Excerpted records »

-- start --

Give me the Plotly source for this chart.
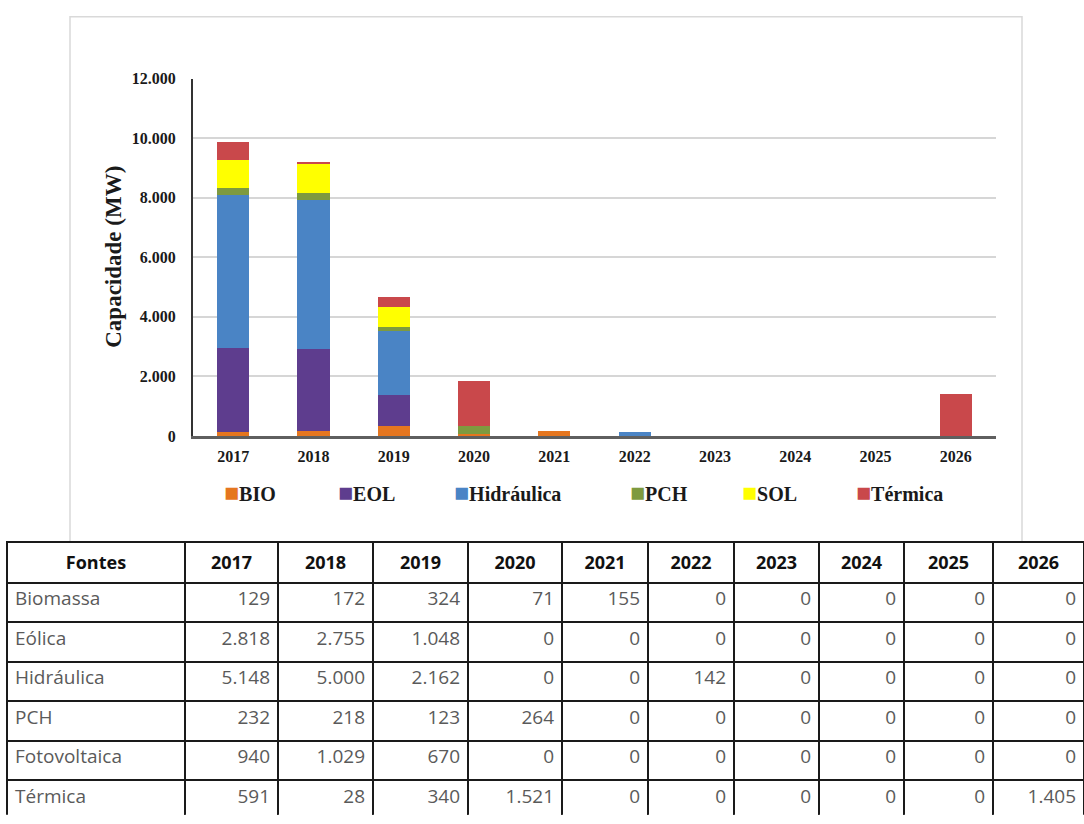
import plotly.graph_objects as go

# ---- data -------------------------------------------------------------
years = ["2017", "2018", "2019", "2020", "2021", "2022", "2023", "2024", "2025", "2026"]

bio = [129, 172, 324, 71, 155, 0, 0, 0, 0, 0]
eol = [2818, 2755, 1048, 0, 0, 0, 0, 0, 0, 0]
hidraulica = [5148, 5000, 2162, 0, 0, 142, 0, 0, 0, 0]
pch = [232, 218, 123, 264, 0, 0, 0, 0, 0, 0]
sol = [940, 1029, 670, 0, 0, 0, 0, 0, 0, 0]
termica = [591, 28, 340, 1521, 0, 0, 0, 0, 0, 1405]

chart_names = ["BIO", "EOL", "Hidráulica", "PCH", "SOL", "Térmica"]
table_names = ["Biomassa", "Eólica", "Hidráulica", "PCH", "Fotovoltaica", "Térmica"]
series = [bio, eol, hidraulica, pch, sol, termica]
colors = ["#E5761F", "#5E3D8E", "#4A84C5", "#7E9A3F", "#FFFF00", "#C9484B"]

# ---- page geometry (pixels) ---------------------------------------------
W, H = 1084, 824


def px(x):
    return x / W


def py(y):
    return 1 - y / H


SERIF = "Liberation Serif"
SANS = "Open Sans"

fig = go.Figure()

for name, vals, col in zip(chart_names, series, colors):
    fig.add_trace(go.Bar(
        x=years, y=vals, name=name, marker=dict(color=col, line=dict(width=0)),
        showlegend=False, xaxis="x", yaxis="y",
    ))


def br(v):
    return f"{v:,}".replace(",", ".")


header_vals = ["<b>Fontes</b>"] + [f"<b>{y}</b>" for y in years]
cell_cols = [table_names] + [[br(s[i]) for s in series] for i in range(len(years))]

fig.add_trace(go.Table(
    domain=dict(x=[px(7), 1.0], y=[0.0, py(545)]),
    columnwidth=[178, 93, 95, 95, 94, 86, 86, 85, 85, 89, 91],
    header=dict(
        values=header_vals, height=41, align="center",
        fill=dict(color="white"),
        line=dict(color="#1a1a1a", width=1.6),
        font=dict(family=SANS, size=18, color="#111111"),
    ),
    cells=dict(
        values=cell_cols, height=39.5,
        align=["left"] + ["right"] * len(years),
        fill=dict(color="white"),
        line=dict(color="#1a1a1a", width=1.6),
        font=dict(family=SANS, size=19, color="#5a5a5a"),
    ),
))

# legend drawn as text entries under the x axis
legend_x = [222, 336, 452, 628, 740, 854]
annotations = []
for name, col, lx in zip(chart_names, colors, legend_x):
    annotations.append(dict(
        xref="paper", yref="paper", x=px(lx), y=py(495),
        xanchor="left", yanchor="middle", showarrow=False,
        text=f'<span style="color:{col};font-size:25px">■</span>{name}',
        font=dict(family=SERIF, size=20, color="#1a1a1a", weight=700),
    ))

annotations.append(dict(
    xref="paper", yref="paper", x=px(114), y=py(254),
    xanchor="center", yanchor="middle", showarrow=False, textangle=-90,
    text="Capacidade (MW)",
    font=dict(family=SERIF, size=23, color="#1a1a1a", weight=700),
))

fig.update_layout(
    width=W, height=H,
    margin=dict(l=0, r=0, t=0, b=0),
    paper_bgcolor="white", plot_bgcolor="white",
    barmode="stack", bargap=0.6,
    separators=",.",
    annotations=annotations,
    shapes=[dict(
        type="rect", xref="paper", yref="paper", layer="below",
        x0=px(70), x1=px(1022), y0=py(545), y1=py(9),
        line=dict(color="#d9d9d9", width=1.5), fillcolor="white",
    )],
    xaxis=dict(
        domain=[px(193), px(996)], type="category",
        showline=True, linecolor="#5f5f5f", linewidth=2.5,
        showgrid=False, zeroline=False,
        ticks="outside", ticklen=4, tickcolor="rgba(0,0,0,0)",
        tickfont=dict(family=SERIF, size=16, color="#1a1a1a", weight=700),
    ),
    yaxis=dict(
        domain=[py(437), py(72)], range=[0, 12000],
        tickvals=[0, 2000, 4000, 6000, 8000, 10000, 12000], tickformat=",d",
        showline=True, linecolor="#333333", linewidth=2,
        showgrid=True, gridcolor="#d6d6d6", gridwidth=1.5, zeroline=False,
        ticks="outside", ticklen=12, tickcolor="rgba(0,0,0,0)",
        tickfont=dict(family=SERIF, size=16, color="#1a1a1a", weight=700),
    ),
)

fig.write_html("out.html")
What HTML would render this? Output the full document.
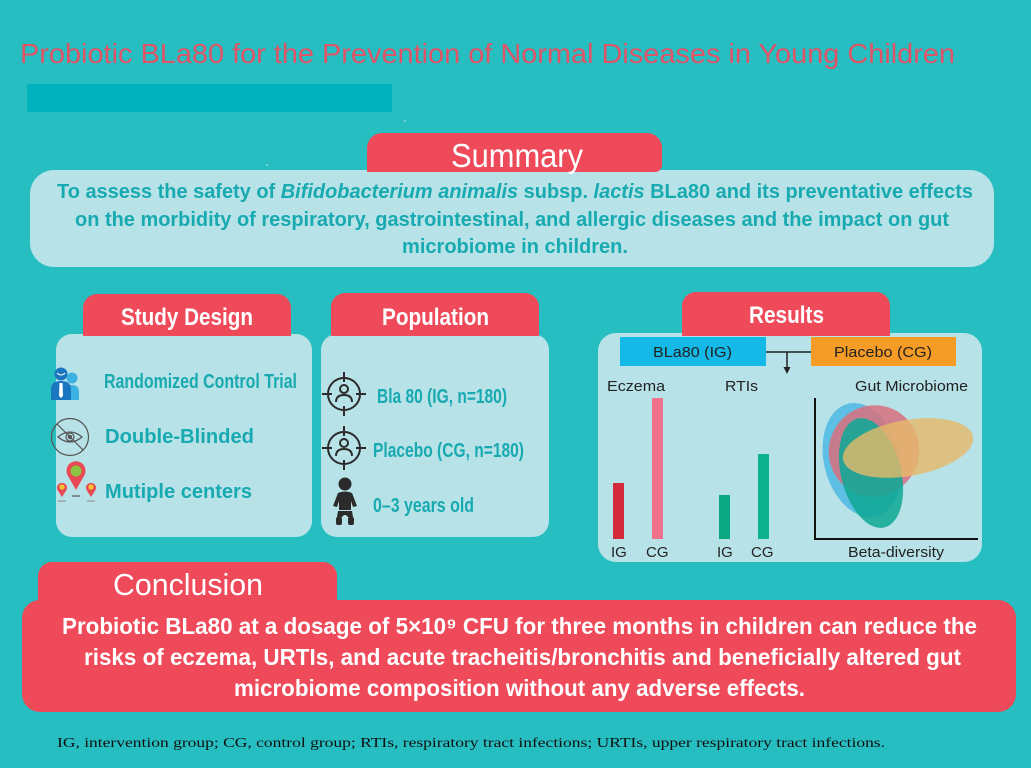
<!DOCTYPE html>
<html>
<head>
<meta charset="utf-8">
<style>
html,body{margin:0;padding:0;background:#27bec1;}
svg{display:block;}
</style>
</head>
<body>
<svg width="1031" height="768" viewBox="0 0 1031 768" xmlns="http://www.w3.org/2000/svg" font-family="'Liberation Sans', Arial, sans-serif">
  <rect x="0" y="0" width="1031" height="768" fill="#27bec1"/>

  <!-- Title -->
  <text x="20" y="63" font-size="28" fill="#e05468" textLength="935" lengthAdjust="spacingAndGlyphs">Probiotic BLa80 for the Prevention of Normal Diseases in Young Children</text>
  <rect x="27" y="84" width="365" height="28" fill="#00b2bb"/>
  <circle cx="405" cy="121" r="0.8" fill="#cfeff0"/>
  <circle cx="267" cy="165" r="0.8" fill="#cfeff0"/>

  <!-- Summary -->
  <rect x="30" y="170" width="964" height="97" rx="24" fill="#b7e2e7"/>
  <path d="M367,175 L367,148 A15,15 0 0 1 382,133 L647,133 A15,15 0 0 1 662,148 L662,165 A7,7 0 0 1 655,172 L367,172 Z" fill="#ef4a59"/>
  <text x="451" y="167" font-size="33" fill="#ffffff" textLength="132" lengthAdjust="spacingAndGlyphs">Summary</text>
  <g font-weight="bold" font-size="20.5" fill="#17aab0">
    <text x="57" y="198" textLength="916" lengthAdjust="spacingAndGlyphs">To assess the safety of <tspan font-style="italic">Bifidobacterium animalis</tspan> subsp. <tspan font-style="italic">lactis</tspan> BLa80 and its preventative effects</text>
    <text x="75" y="226" textLength="874" lengthAdjust="spacingAndGlyphs">on the morbidity of respiratory, gastrointestinal, and allergic diseases and the impact on gut</text>
    <text x="402" y="253" textLength="226" lengthAdjust="spacingAndGlyphs">microbiome in children.</text>
  </g>

  <!-- Study Design -->
  <rect x="56" y="334" width="256" height="203" rx="16" fill="#b7e2e7"/>
  <path d="M83,336 L83,308 A14,14 0 0 1 97,294 L277,294 A14,14 0 0 1 291,308 L291,336 Z" fill="#ef4a59"/>
  <text x="121" y="325" font-size="24" font-weight="bold" fill="#ffffff" textLength="132" lengthAdjust="spacingAndGlyphs">Study Design</text>

  <!-- person icon -->
  <g>
    <circle cx="72" cy="378" r="5.5" fill="#3bb3e2"/>
    <path d="M64,400 L64,392 Q64,385 72,385 Q79,385 79,392 L79,400 Z" fill="#3bb3e2"/>
    <circle cx="61" cy="374" r="6.5" fill="#1b76c0"/>
    <path d="M51,400 L51,389 Q51,381 61,381 Q71,381 71,389 L71,400 Z" fill="#1b76c0"/>
    <path d="M59.5,383 L62.5,383 L63,396 L61,398 L59,396 Z" fill="#ffffff"/>
    <path d="M57,373 Q61,377 65,373" stroke="#ffffff" stroke-width="1" fill="none"/>
  </g>
  <text x="104" y="388" font-size="20" font-weight="bold" fill="#17aab0" textLength="193" lengthAdjust="spacingAndGlyphs">Randomized Control Trial</text>

  <!-- eye icon -->
  <g fill="none" stroke="#555" stroke-width="1.2">
    <circle cx="70" cy="437" r="18.5"/>
    <path d="M58,437 Q70,427 82,437 Q70,447 58,437 Z"/>
    <circle cx="70" cy="437" r="4"/>
    <circle cx="70" cy="437" r="1.6" fill="#555"/>
    <line x1="57" y1="424" x2="83" y2="450"/>
  </g>
  <text x="105" y="443" font-size="20" font-weight="bold" fill="#17aab0" textLength="149" lengthAdjust="spacingAndGlyphs">Double-Blinded</text>

  <!-- pins icon -->
  <g>
    <path d="M76,490 L67.5,475 A9.5,9.5 0 1 1 84.5,475 Z" fill="#e84a55"/>
    <circle cx="76" cy="471" r="5.5" fill="#8cc53f"/>
    <path d="M62,497 L57.5,490 A5,5 0 1 1 66.5,490 Z" fill="#e84a55"/>
    <circle cx="62" cy="487" r="2.6" fill="#f8c630"/>
    <path d="M91,497 L86.5,490 A5,5 0 1 1 95.5,490 Z" fill="#e84a55"/>
    <circle cx="91" cy="487" r="2.6" fill="#f8c630"/>
    <line x1="72" y1="496" x2="80" y2="496" stroke="#555" stroke-width="1.2"/>
    <line x1="58" y1="501" x2="66" y2="501" stroke="#888" stroke-width="1"/>
    <line x1="87" y1="501" x2="95" y2="501" stroke="#888" stroke-width="1"/>
  </g>
  <text x="105" y="498" font-size="20" font-weight="bold" fill="#17aab0" textLength="147" lengthAdjust="spacingAndGlyphs">Mutiple centers</text>

  <!-- Population -->
  <rect x="321" y="334" width="228" height="203" rx="16" fill="#b7e2e7"/>
  <path d="M331,336 L331,307 A14,14 0 0 1 345,293 L525,293 A14,14 0 0 1 539,307 L539,336 Z" fill="#ef4a59"/>
  <text x="382" y="325" font-size="24" font-weight="bold" fill="#ffffff" textLength="107" lengthAdjust="spacingAndGlyphs">Population</text>

  <!-- crosshair icons -->
  <g fill="none" stroke="#2b2b2b" stroke-width="2">
    <circle cx="344" cy="394" r="16"/>
    <line x1="344" y1="372" x2="344" y2="382"/>
    <line x1="344" y1="406" x2="344" y2="416"/>
    <line x1="322" y1="394" x2="332" y2="394"/>
    <line x1="356" y1="394" x2="366" y2="394"/>
    <circle cx="344" cy="389" r="4"/>
    <path d="M336,402 Q336,395 344,395 Q352,395 352,402"/>

    <circle cx="344" cy="448" r="16"/>
    <line x1="344" y1="426" x2="344" y2="436"/>
    <line x1="344" y1="460" x2="344" y2="470"/>
    <line x1="322" y1="448" x2="332" y2="448"/>
    <line x1="356" y1="448" x2="366" y2="448"/>
    <circle cx="344" cy="443" r="4"/>
    <path d="M336,456 Q336,449 344,449 Q352,449 352,456"/>
  </g>
  <!-- baby icon -->
  <g fill="#2b2b2b">
    <circle cx="345" cy="484" r="6.5"/>
    <path d="M338,493 Q345,490 352,493 L357,506 L353,507 L351,501 L351,510 L339,510 L339,501 L337,507 L333,506 Z"/>
    <path d="M338,511 L352,511 L353,517 Q349,519 346,515 L344,515 Q341,519 337,517 Z"/>
    <rect x="336" y="517" width="6" height="8" rx="2"/>
    <rect x="348" y="517" width="6" height="8" rx="2"/>
  </g>
  <g font-size="20" font-weight="bold" fill="#17aab0">
    <text x="377" y="403" textLength="130" lengthAdjust="spacingAndGlyphs">Bla 80 (IG, n=180)</text>
    <text x="373" y="457" textLength="151" lengthAdjust="spacingAndGlyphs">Placebo (CG, n=180)</text>
    <text x="373" y="512" textLength="101" lengthAdjust="spacingAndGlyphs">0–3 years old</text>
  </g>

  <!-- Results -->
  <rect x="598" y="333" width="384" height="229" rx="18" fill="#b7e2e7"/>
  <path d="M682,336 L682,306 A14,14 0 0 1 696,292 L876,292 A14,14 0 0 1 890,306 L890,336 Z" fill="#ef4a59"/>
  <text x="749" y="323" font-size="24" font-weight="bold" fill="#ffffff" textLength="75" lengthAdjust="spacingAndGlyphs">Results</text>

  <rect x="620" y="337" width="146" height="29" fill="#14b9e8"/>
  <rect x="811" y="337" width="145" height="29" fill="#f59c26"/>
  <g font-size="15" fill="#222">
    <text x="653" y="357" textLength="79" lengthAdjust="spacingAndGlyphs">BLa80 (IG)</text>
    <text x="834" y="357" textLength="98" lengthAdjust="spacingAndGlyphs">Placebo (CG)</text>
    <text x="607" y="391" textLength="58" lengthAdjust="spacingAndGlyphs">Eczema</text>
    <text x="725" y="391" textLength="33" lengthAdjust="spacingAndGlyphs">RTIs</text>
    <text x="855" y="391" textLength="113" lengthAdjust="spacingAndGlyphs">Gut Microbiome</text>
    <text x="611" y="557">IG</text>
    <text x="646" y="557">CG</text>
    <text x="717" y="557">IG</text>
    <text x="751" y="557">CG</text>
    <text x="848" y="557" textLength="96" lengthAdjust="spacingAndGlyphs">Beta-diversity</text>
  </g>
  <line x1="766" y1="352" x2="811" y2="352" stroke="#222" stroke-width="1.5"/>
  <line x1="787" y1="352" x2="787" y2="368" stroke="#222" stroke-width="1.5"/>
  <path d="M783.5,367 L790.5,367 L787,374 Z" fill="#222"/>

  <!-- bars -->
  <rect x="613" y="483" width="11" height="56" fill="#d2293b"/>
  <rect x="652" y="398" width="11" height="141" fill="#ef718a"/>
  <rect x="719" y="495" width="11" height="44" fill="#0ba882"/>
  <rect x="758" y="454" width="11" height="85" fill="#0db18c"/>

  <!-- axes -->
  <line x1="815" y1="398" x2="815" y2="540" stroke="#111" stroke-width="2"/>
  <line x1="814" y1="539" x2="978" y2="539" stroke="#111" stroke-width="2"/>

  <!-- ellipses -->
  <ellipse cx="862" cy="460" rx="38" ry="58" transform="rotate(-14 862 460)" fill="#4fb9e3" fill-opacity="0.85"/>
  <ellipse cx="874" cy="451" rx="45" ry="46" transform="rotate(30 874 451)" fill="#d9707f" fill-opacity="0.85"/>
  <ellipse cx="871" cy="473" rx="30" ry="56" transform="rotate(-14 871 473)" fill="#11a896" fill-opacity="0.88"/>
  <ellipse cx="908" cy="448" rx="66" ry="28" transform="rotate(-10 908 448)" fill="#e6b96a" fill-opacity="0.8"/>

  <!-- Conclusion -->
  <rect x="22" y="600" width="994" height="112" rx="18" fill="#ef4a59"/>
  <path d="M38,605 L38,576 A14,14 0 0 1 52,562 L323,562 A14,14 0 0 1 337,576 L337,605 Z" fill="#ef4a59"/>
  <text x="113" y="595" font-size="31" fill="#ffffff" textLength="150" lengthAdjust="spacingAndGlyphs">Conclusion</text>
  <g font-size="23" font-weight="bold" fill="#ffffff">
    <text x="62" y="634" textLength="915" lengthAdjust="spacingAndGlyphs">Probiotic BLa80 at a dosage of 5×10⁹ CFU for three months in children can reduce the</text>
    <text x="84" y="665" textLength="877" lengthAdjust="spacingAndGlyphs">risks of eczema, URTIs, and acute tracheitis/bronchitis and beneficially altered gut</text>
    <text x="234" y="696" textLength="571" lengthAdjust="spacingAndGlyphs">microbiome composition without any adverse effects.</text>
  </g>

  <!-- Footer -->
  <text x="57" y="747" font-family="'Liberation Serif', 'Times New Roman', serif" font-size="14" fill="#111" textLength="828" lengthAdjust="spacingAndGlyphs">IG, intervention group; CG, control group; RTIs, respiratory tract infections; URTIs, upper respiratory tract infections.</text>
</svg>
</body>
</html>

-- end --

Hand back the exact lines from the start of the entries to the line with "fig = go.Figure()", both ends kept and pictures left out.

Give me the Plotly source for this chart.
import plotly.graph_objects as go

# ---- data -------------------------------------------------------------
years = ["2017", "2018", "2019", "2020", "2021", "2022", "2023", "2024", "2025", "2026"]

bio = [129, 172, 324, 71, 155, 0, 0, 0, 0, 0]
eol = [2818, 2755, 1048, 0, 0, 0, 0, 0, 0, 0]
hidraulica = [5148, 5000, 2162, 0, 0, 142, 0, 0, 0, 0]
pch = [232, 218, 123, 264, 0, 0, 0, 0, 0, 0]
sol = [940, 1029, 670, 0, 0, 0, 0, 0, 0, 0]
termica = [591, 28, 340, 1521, 0, 0, 0, 0, 0, 1405]

chart_names = ["BIO", "EOL", "Hidráulica", "PCH", "SOL", "Térmica"]
table_names = ["Biomassa", "Eólica", "Hidráulica", "PCH", "Fotovoltaica", "Térmica"]
series = [bio, eol, hidraulica, pch, sol, termica]
colors = ["#E5761F", "#5E3D8E", "#4A84C5", "#7E9A3F", "#FFFF00", "#C9484B"]

# ---- page geometry (pixels) ---------------------------------------------
W, H = 1084, 824


def px(x):
    return x / W


def py(y):
    return 1 - y / H


SERIF = "Liberation Serif"
SANS = "Open Sans"

fig = go.Figure()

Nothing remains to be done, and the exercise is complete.